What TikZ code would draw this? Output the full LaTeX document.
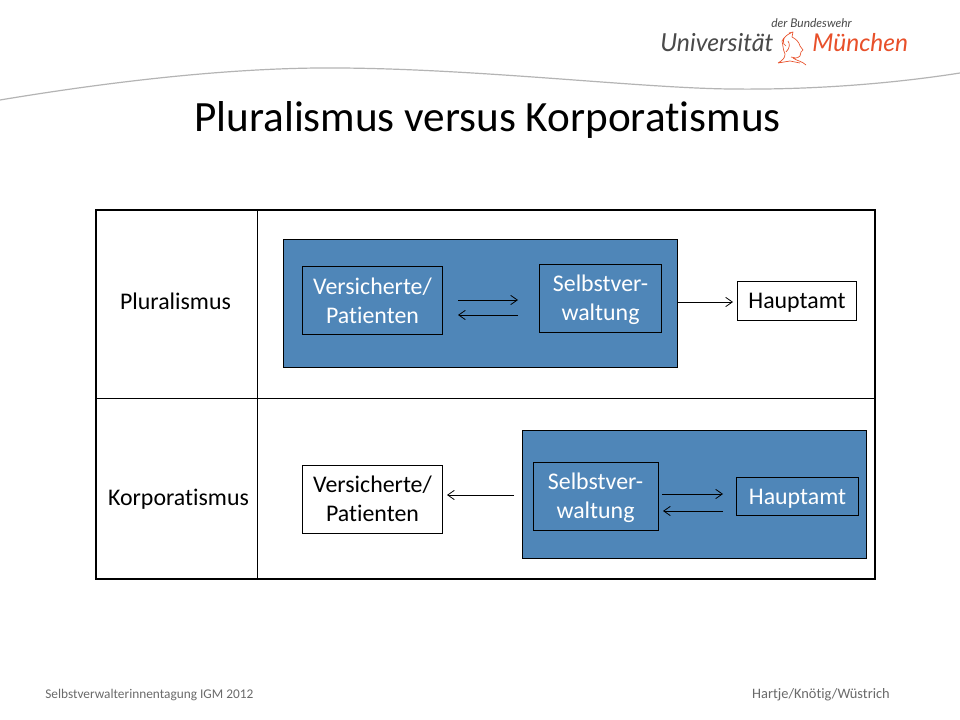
\documentclass[tikz,border=0pt]{standalone}
\usepackage{fontspec}
\setmainfont{Carlito}[Ligatures=NoCommon]
\newfontfamily\logofont{Lato}
\definecolor{boxblue}{HTML}{4F86B8}
\definecolor{logogrey}{HTML}{4A4A4A}
\definecolor{logored}{HTML}{E8502A}
\definecolor{swoosh}{HTML}{B4B4B4}
\definecolor{footgrey}{HTML}{6A6A6A}
\newcommand{\lowered}[2]{\raisebox{#1}[\height][\depth]{#2}}
\tikzset{
  x=0.75pt,y=-0.75pt,
  panel/.style={draw=black,fill=boxblue,line width=0.75pt},
  darkbox/.style={draw=black,fill=boxblue,line width=0.75pt,text=white,align=center,font=\fontsize{17.9}{21.8}\selectfont,inner sep=0pt},
  lightbox/.style={draw=black,fill=white,line width=0.75pt,text=black,align=center,font=\fontsize{17.9}{21.8}\selectfont,inner sep=0pt},
  rowlabel/.style={font=\fontsize{17.9}{20}\selectfont,inner sep=0pt},
  conn/.style={-{Straight Barb[length=5pt,width=7pt]},line width=0.6pt},
  foot/.style={text=footgrey,inner sep=0pt},
}
\usetikzlibrary{arrows.meta}
\begin{document}
\begin{tikzpicture}
\useasboundingbox (0,0) rectangle (960,720);
\fill[white] (0,0) rectangle (960,720);
% swoosh
\draw[swoosh,line width=0.9pt] (0,100) .. controls (120,80) and (240,67) .. (340,68)
  .. controls (480,69) and (640,88) .. (730,89) .. controls (810,90) and (890,84) .. (960,73);
% logo
\node[inner sep=0pt,anchor=base west,text=logogrey,font=\logofont\itshape\fontsize{9}{10}\selectfont] (lg1) at (771,28) {der Bundeswehr};
\node[inner sep=0pt,anchor=base west,text=logogrey,font=\logofont\itshape\fontsize{18.6}{20}\selectfont] (lg2) at (660,52) {Universität};
\node[inner sep=0pt,anchor=base west,text=logored,font=\logofont\itshape\fontsize{18.4}{20}\selectfont] (lg3) at (812,52) {München};
\draw[logored,line width=0.5pt,line join=round]
  (778,63) .. controls (783,60) and (785,58) .. (785,54) .. controls (783,50) and (783,45) .. (782,41)
  .. controls (784,37) and (788,34) .. (791,33) (789,33) -- (793,32) -- (792,37)
  .. controls (796,39) and (799,42) .. (800,46) -- (803,50) -- (801,52) -- (800,56) .. controls (797,59) and (794,58) .. (791,57)
  (793,58) .. controls (797,61) and (802,61) .. (806,65)
  (778,63) -- (790,61) -- (800,63)
  (786,46) .. controls (782,44) and (783,38) .. (786,36)
  (786,52) .. controls (790,48) and (790,44) .. (788,41);
% title
\node[inner sep=0pt,font=\fontsize{32.4}{36}\selectfont,text=black] (title) at (487.5,120) {Pluralismus versus Korporatismus};
% table
\draw[black,line width=1.6pt] (96,210) rectangle (875,579);
\coordinate (vt) at (257,210); \coordinate (vb) at (257,579);
\coordinate (hl) at (96,398); \coordinate (hr) at (875,398);
\draw[black,line width=0.7pt] (vt) -- (vb);
\draw[black,line width=0.7pt] (hl) -- (hr);
\node[rowlabel] (lp) at (175.5,301) {Pluralismus};
\node[rowlabel] (lk) at (178.5,499) {Korporatismus};
% panels
\draw[panel] (283.5,239.5) rectangle (677.5,367.5);
\draw[panel] (522.5,430.5) rectangle (866.5,558.5);
% top row
\node[darkbox,minimum width=140pt*0.75,minimum height=68pt*0.75] (vp1) at (372.5,300.5) {Versicherte/\\Patienten};
\node[darkbox,minimum width=122pt*0.75,minimum height=67pt*0.75] (sv1) at (600.5,298.5) {\lowered{-0.9pt}{Selbstver-}\\\lowered{-0.9pt}{waltung}};
\node[lightbox,minimum width=119pt*0.75,minimum height=39pt*0.75] (ha1) at (797,301) {\lowered{-1.5pt}{Hauptamt}};
% bottom row
\node[lightbox,minimum width=140pt*0.75,minimum height=68pt*0.75] (vp2) at (372.5,499.5) {\lowered{0.7pt}{Versicherte/}\\\lowered{0.7pt}{Patienten}};
\node[darkbox,minimum width=125pt*0.75,minimum height=68pt*0.75] (sv2) at (595.5,496.5) {\lowered{-0.9pt}{Selbstver-}\\\lowered{-0.9pt}{waltung}};
\node[darkbox,minimum width=122pt*0.75,minimum height=38pt*0.75] (ha2) at (797.5,496.5) {\lowered{-1.5pt}{Hauptamt}};
% connectors: free ends are named coordinates
\coordinate (a1s) at (458,300); \coordinate (a1e) at (518,300);
\coordinate (a2s) at (518,315); \coordinate (a2e) at (458,315);
\coordinate (a3s) at (678,302); \coordinate (a3e) at (733,302);
\coordinate (a4s) at (514,495); \coordinate (a4e) at (447,495);
\coordinate (a5s) at (662,494); \coordinate (a5e) at (723,494);
\coordinate (a6s) at (723,511); \coordinate (a6e) at (663,511);
\draw[conn] (a1s) -- (a1e);
\draw[conn] (a2s) -- (a2e);
\draw[conn] (a3s) -- (a3e);
\draw[conn] (a4s) -- (a4e);
\draw[conn] (a5s) -- (a5e);
\draw[conn] (a6s) -- (a6e);
% footer
\node[foot,anchor=base west,font=\fontsize{10}{11}\selectfont] (f1) at (45,698) {Selbstverwalterinnentagung IGM 2012};
\node[foot,anchor=base east,font=\fontsize{10.8}{11}\selectfont] (f2) at (890,698) {Hartje/Knötig/Wüstrich};
\end{tikzpicture}
\end{document}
# # #
## What needs to be done
Reproduce the listing above exactly, excluding all pictures.

## Solution
What TikZ code would draw this? Output the full LaTeX document.
\documentclass[tikz,border=0pt]{standalone}
\usepackage{fontspec}
\setmainfont{Carlito}[Ligatures=NoCommon]
\newfontfamily\logofont{Lato}
\definecolor{boxblue}{HTML}{4F86B8}
\definecolor{logogrey}{HTML}{4A4A4A}
\definecolor{logored}{HTML}{E8502A}
\definecolor{swoosh}{HTML}{B4B4B4}
\definecolor{footgrey}{HTML}{6A6A6A}
\newcommand{\lowered}[2]{\raisebox{#1}[\height][\depth]{#2}}
\tikzset{
  x=0.75pt,y=-0.75pt,
  panel/.style={draw=black,fill=boxblue,line width=0.75pt},
  darkbox/.style={draw=black,fill=boxblue,line width=0.75pt,text=white,align=center,font=\fontsize{17.9}{21.8}\selectfont,inner sep=0pt},
  lightbox/.style={draw=black,fill=white,line width=0.75pt,text=black,align=center,font=\fontsize{17.9}{21.8}\selectfont,inner sep=0pt},
  rowlabel/.style={font=\fontsize{17.9}{20}\selectfont,inner sep=0pt},
  conn/.style={-{Straight Barb[length=5pt,width=7pt]},line width=0.6pt},
  foot/.style={text=footgrey,inner sep=0pt},
}
\usetikzlibrary{arrows.meta}
\begin{document}
\begin{tikzpicture}
\useasboundingbox (0,0) rectangle (960,720);
\fill[white] (0,0) rectangle (960,720);
% swoosh
\draw[swoosh,line width=0.9pt] (0,100) .. controls (120,80) and (240,67) .. (340,68)
  .. controls (480,69) and (640,88) .. (730,89) .. controls (810,90) and (890,84) .. (960,73);
% logo
\node[inner sep=0pt,anchor=base west,text=logogrey,font=\logofont\itshape\fontsize{9}{10}\selectfont] (lg1) at (771,28) {der Bundeswehr};
\node[inner sep=0pt,anchor=base west,text=logogrey,font=\logofont\itshape\fontsize{18.6}{20}\selectfont] (lg2) at (660,52) {Universität};
\node[inner sep=0pt,anchor=base west,text=logored,font=\logofont\itshape\fontsize{18.4}{20}\selectfont] (lg3) at (812,52) {München};
\draw[logored,line width=0.5pt,line join=round]
  (778,63) .. controls (783,60) and (785,58) .. (785,54) .. controls (783,50) and (783,45) .. (782,41)
  .. controls (784,37) and (788,34) .. (791,33) (789,33) -- (793,32) -- (792,37)
  .. controls (796,39) and (799,42) .. (800,46) -- (803,50) -- (801,52) -- (800,56) .. controls (797,59) and (794,58) .. (791,57)
  (793,58) .. controls (797,61) and (802,61) .. (806,65)
  (778,63) -- (790,61) -- (800,63)
  (786,46) .. controls (782,44) and (783,38) .. (786,36)
  (786,52) .. controls (790,48) and (790,44) .. (788,41);
% title
\node[inner sep=0pt,font=\fontsize{32.4}{36}\selectfont,text=black] (title) at (487.5,120) {Pluralismus versus Korporatismus};
% table
\draw[black,line width=1.6pt] (96,210) rectangle (875,579);
\coordinate (vt) at (257,210); \coordinate (vb) at (257,579);
\coordinate (hl) at (96,398); \coordinate (hr) at (875,398);
\draw[black,line width=0.7pt] (vt) -- (vb);
\draw[black,line width=0.7pt] (hl) -- (hr);
\node[rowlabel] (lp) at (175.5,301) {Pluralismus};
\node[rowlabel] (lk) at (178.5,499) {Korporatismus};
% panels
\draw[panel] (283.5,239.5) rectangle (677.5,367.5);
\draw[panel] (522.5,430.5) rectangle (866.5,558.5);
% top row
\node[darkbox,minimum width=140pt*0.75,minimum height=68pt*0.75] (vp1) at (372.5,300.5) {Versicherte/\\Patienten};
\node[darkbox,minimum width=122pt*0.75,minimum height=67pt*0.75] (sv1) at (600.5,298.5) {\lowered{-0.9pt}{Selbstver-}\\\lowered{-0.9pt}{waltung}};
\node[lightbox,minimum width=119pt*0.75,minimum height=39pt*0.75] (ha1) at (797,301) {\lowered{-1.5pt}{Hauptamt}};
% bottom row
\node[lightbox,minimum width=140pt*0.75,minimum height=68pt*0.75] (vp2) at (372.5,499.5) {\lowered{0.7pt}{Versicherte/}\\\lowered{0.7pt}{Patienten}};
\node[darkbox,minimum width=125pt*0.75,minimum height=68pt*0.75] (sv2) at (595.5,496.5) {\lowered{-0.9pt}{Selbstver-}\\\lowered{-0.9pt}{waltung}};
\node[darkbox,minimum width=122pt*0.75,minimum height=38pt*0.75] (ha2) at (797.5,496.5) {\lowered{-1.5pt}{Hauptamt}};
% connectors: free ends are named coordinates
\coordinate (a1s) at (458,300); \coordinate (a1e) at (518,300);
\coordinate (a2s) at (518,315); \coordinate (a2e) at (458,315);
\coordinate (a3s) at (678,302); \coordinate (a3e) at (733,302);
\coordinate (a4s) at (514,495); \coordinate (a4e) at (447,495);
\coordinate (a5s) at (662,494); \coordinate (a5e) at (723,494);
\coordinate (a6s) at (723,511); \coordinate (a6e) at (663,511);
\draw[conn] (a1s) -- (a1e);
\draw[conn] (a2s) -- (a2e);
\draw[conn] (a3s) -- (a3e);
\draw[conn] (a4s) -- (a4e);
\draw[conn] (a5s) -- (a5e);
\draw[conn] (a6s) -- (a6e);
% footer
\node[foot,anchor=base west,font=\fontsize{10}{11}\selectfont] (f1) at (45,698) {Selbstverwalterinnentagung IGM 2012};
\node[foot,anchor=base east,font=\fontsize{10.8}{11}\selectfont] (f2) at (890,698) {Hartje/Knötig/Wüstrich};
\end{tikzpicture}
\end{document}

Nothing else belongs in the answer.